Author(s): Bayerdrffer E, Neubauer A, Rudolph B, Thiede C, Lehn N,
Abstract Share this page
Abstract Lymphoma of gastric-mucosa-associated lymphatic tissue (MALT) type has been linked to infection with Helicobacter pylori. We investigated the effect on MALT lymphoma of eradicating H pylori infection. 33 patients with primary gastric low-grade MALT lymphoma associated with H pylori gastritis were treated with omeprazole (120 mg daily) and amoxycillin (2.25 g daily) for 14 days to eradicate H pylori. In addition to histology, PCR was used to examine proliferation of monoclonal B cells before treatment and during follow-up.
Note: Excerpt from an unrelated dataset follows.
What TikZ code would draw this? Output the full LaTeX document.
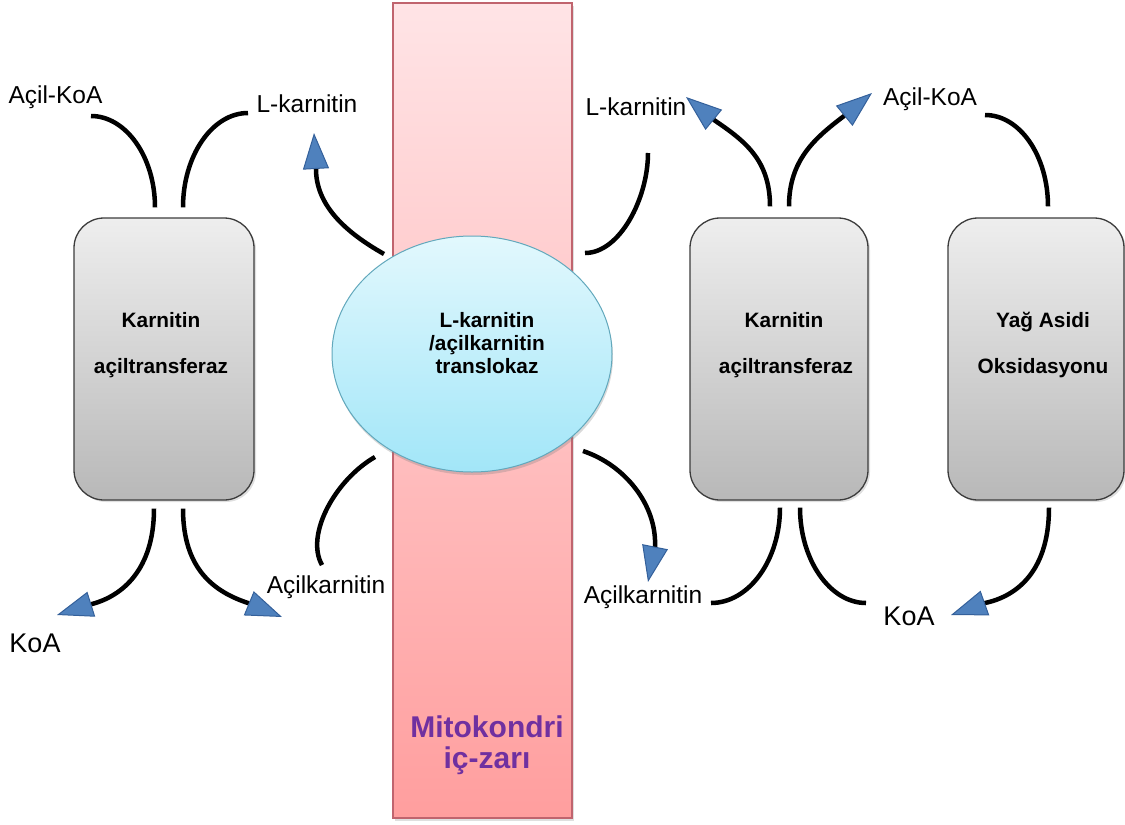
\documentclass[tikz,border=0pt]{standalone}
\usepackage{fontspec}
\setmainfont{Liberation Sans}
\usetikzlibrary{arrows.meta,shapes.geometric,shadows}
\definecolor{memtop}{HTML}{FFE4E6}
\definecolor{membot}{HTML}{FF9E9E}
\definecolor{memedge}{HTML}{C0646E}
\definecolor{memtext}{HTML}{7030A0}
\definecolor{elltop}{HTML}{E2F8FD}
\definecolor{ellbot}{HTML}{A2E6F8}
\definecolor{elledge}{HTML}{62A8BC}
\definecolor{boxtop}{HTML}{EEEEEE}
\definecolor{boxbot}{HTML}{B8B8B8}
\definecolor{boxedge}{HTML}{3C3C3C}
\definecolor{arrowblue}{HTML}{4F81BD}
\definecolor{arrowedge}{HTML}{34609A}
\begin{document}
\begin{tikzpicture}[x=1pt,y=-1pt,
  lbl/.style={anchor=base,inner sep=0pt,font=\fontsize{24.5}{29}\selectfont},
  koa/.style={anchor=base,inner sep=0pt,font=\fontsize{27}{32}\selectfont},
  btext/.style={anchor=base,inner sep=0pt,font=\bfseries\fontsize{20.8}{25}\selectfont},
  mtext/.style={anchor=base,inner sep=0pt,text=memtext,font=\bfseries\fontsize{30}{34}\selectfont},
  enzyme/.style={draw=boxedge,line width=1.3pt,rounded corners=30pt,top color=boxtop,bottom color=boxbot,
    minimum height=282pt,inner sep=0pt,drop shadow={shadow xshift=2pt,shadow yshift=-2pt,opacity=0.25}},
  conn/.style={draw=black,line width=4.5pt},
  arr/.style={-{Triangle[length=36pt,width=26pt,fill=arrowblue,color=arrowedge,line width=1pt]}}]
\useasboundingbox (0,0) rectangle (1125,825);
% membrane
\node[draw=memedge,line width=1.2pt,top color=memtop,bottom color=membot,minimum width=179pt,minimum height=815pt,inner sep=0pt,
  drop shadow={shadow xshift=2pt,shadow yshift=-3pt,opacity=0.25}] (mem) at (482.5,410.5) {};
\node[mtext] (mt1) at (487,737) {Mitokondri};
\node[mtext] (mt2) at (487,768) {iç-zarı};
% translocase
\node[ellipse,draw=elledge,line width=1pt,top color=elltop,bottom color=ellbot,minimum width=280pt,minimum height=236pt,inner sep=0pt,
  drop shadow={shadow xshift=1pt,shadow yshift=-3pt,opacity=0.3}] (tr) at (472,354) {};
\node[btext] (tr1) at (487,327) {L-karnitin};
\node[btext] (tr2) at (487,350) {/açilkarnitin};
\node[btext] (tr3) at (487,373) {translokaz};
% enzyme boxes
\node[enzyme,minimum width=180pt] (lb) at (164,359) {};
\node[enzyme,minimum width=178pt] (mb) at (779,359) {};
\node[enzyme,minimum width=176pt] (rb) at (1036,359) {};
\node[btext] (lb1) at (161,327) {Karnitin};
\node[btext] (lb2) at (161,373) {açiltransferaz};
\node[btext] (mb1) at (784,327) {Karnitin};
\node[btext] (mb2) at (786,373) {açiltransferaz};
\node[btext] (rb1) at (1043,327) {Yağ Asidi};
\node[btext] (rb2) at (1043,373) {Oksidasyonu};
% labels
\node[lbl] (t1) at (55.5,103) {Açil-KoA};
\node[lbl] (t2) at (307,112) {L-karnitin};
\node[lbl] (t3) at (636,115) {L-karnitin};
\node[lbl] (t4) at (930,105) {Açil-KoA};
\node[lbl] (t5) at (326,593) {Açilkarnitin};
\node[koa] (t6) at (35,652) {KoA};
\node[lbl] (t7) at (643,603) {Açilkarnitin};
\node[koa] (t8) at (909,625) {KoA};
% free ends
\coordinate (e1) at (91,116);
\coordinate (e2) at (248,113);
\coordinate (e3) at (314,133);
\coordinate (e4) at (648,153);
\coordinate (e5) at (686,97);
\coordinate (e6) at (872,93);
\coordinate (e7) at (985,115);
\coordinate (e8) at (57,615);
\coordinate (e9) at (282,617);
\coordinate (e10) at (322,565);
\coordinate (e11) at (648,582);
\coordinate (e12) at (711,603);
\coordinate (e13) at (866,603);
\coordinate (e14) at (951,615);
% connectors, upper side
\draw[conn] ([shift={(-9,-10)}]lb.north) .. controls (155,157) and (126,116) .. (e1);
\draw[conn] ([shift={(19,-10)}]lb.north) .. controls (183,156) and (212,113) .. (e2);
\draw[conn,arr] ([shift={(-88,-100)}]tr.center) .. controls (345,232) and (316,205) .. (316,169) -- (e3);
\draw[conn] ([shift={(113,-101)}]tr.center) .. controls (620,253) and (648,198) .. (e4);
\draw[conn,arr] ([shift={(-9,-11)}]mb.north) .. controls (770,160) and (745,141) .. (714,120) -- (e5);
\draw[conn,arr] ([shift={(10,-11)}]mb.north) .. controls (789,160) and (815,138) .. (844,116) -- (e6);
\draw[conn] ([shift={(12,-11)}]rb.north) .. controls (1048,156) and (1020,115) .. (e7);
% connectors, lower side
\draw[conn,arr] ([shift={(-10,8)}]lb.south) .. controls (154,570) and (122,596) .. (92,604) -- (e8);
\draw[conn,arr] ([shift={(19,8)}]lb.south) .. controls (183,570) and (215,592) .. (248,603) -- (e9);
\draw[conn] ([shift={(-97,103)}]tr.center) .. controls (335,480) and (305,535) .. (e10);
\draw[conn,arr] ([shift={(111,97)}]tr.center) .. controls (625,465) and (657,505) .. (655,547) -- (e11);
\draw[conn] ([shift={(1,7)}]mb.south) .. controls (780,560) and (749,603) .. (e12);
\draw[conn] ([shift={(21,7)}]mb.south) .. controls (800,560) and (830,603) .. (e13);
\draw[conn,arr] ([shift={(13,7)}]rb.south) .. controls (1049,570) and (1018,596) .. (985,603) -- (e14);
\end{tikzpicture}
\end{document}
All patients had at least two post-treatment examinations, and all became negative for H pylori, 2 after a second treatment course. On histology, 23 (70\%) patients showed complete regression and 4 (12\%) partial regression of lymphoma. 6 (18\%) patients had no change after cure of H pylori infection. 1 was treated with chemotherapy. Of 5 treated surgically, 4 were found to have high-grade B-cell lymphoma on histology of the resected stomach and 1 a high-grade T-cell lymphoma. PCR showed complete disappearance of monoclonal B cells after cure of H pylori infection in 13 of 16 patients investigated. During median follow-up of 1 year no relapse of MALT lymphoma occurred. Low-grade primary gastric MALT lymphoma can completely regress after eradication of H pylori infection. However, longer follow-up is needed to clarify whether the remission is lasting.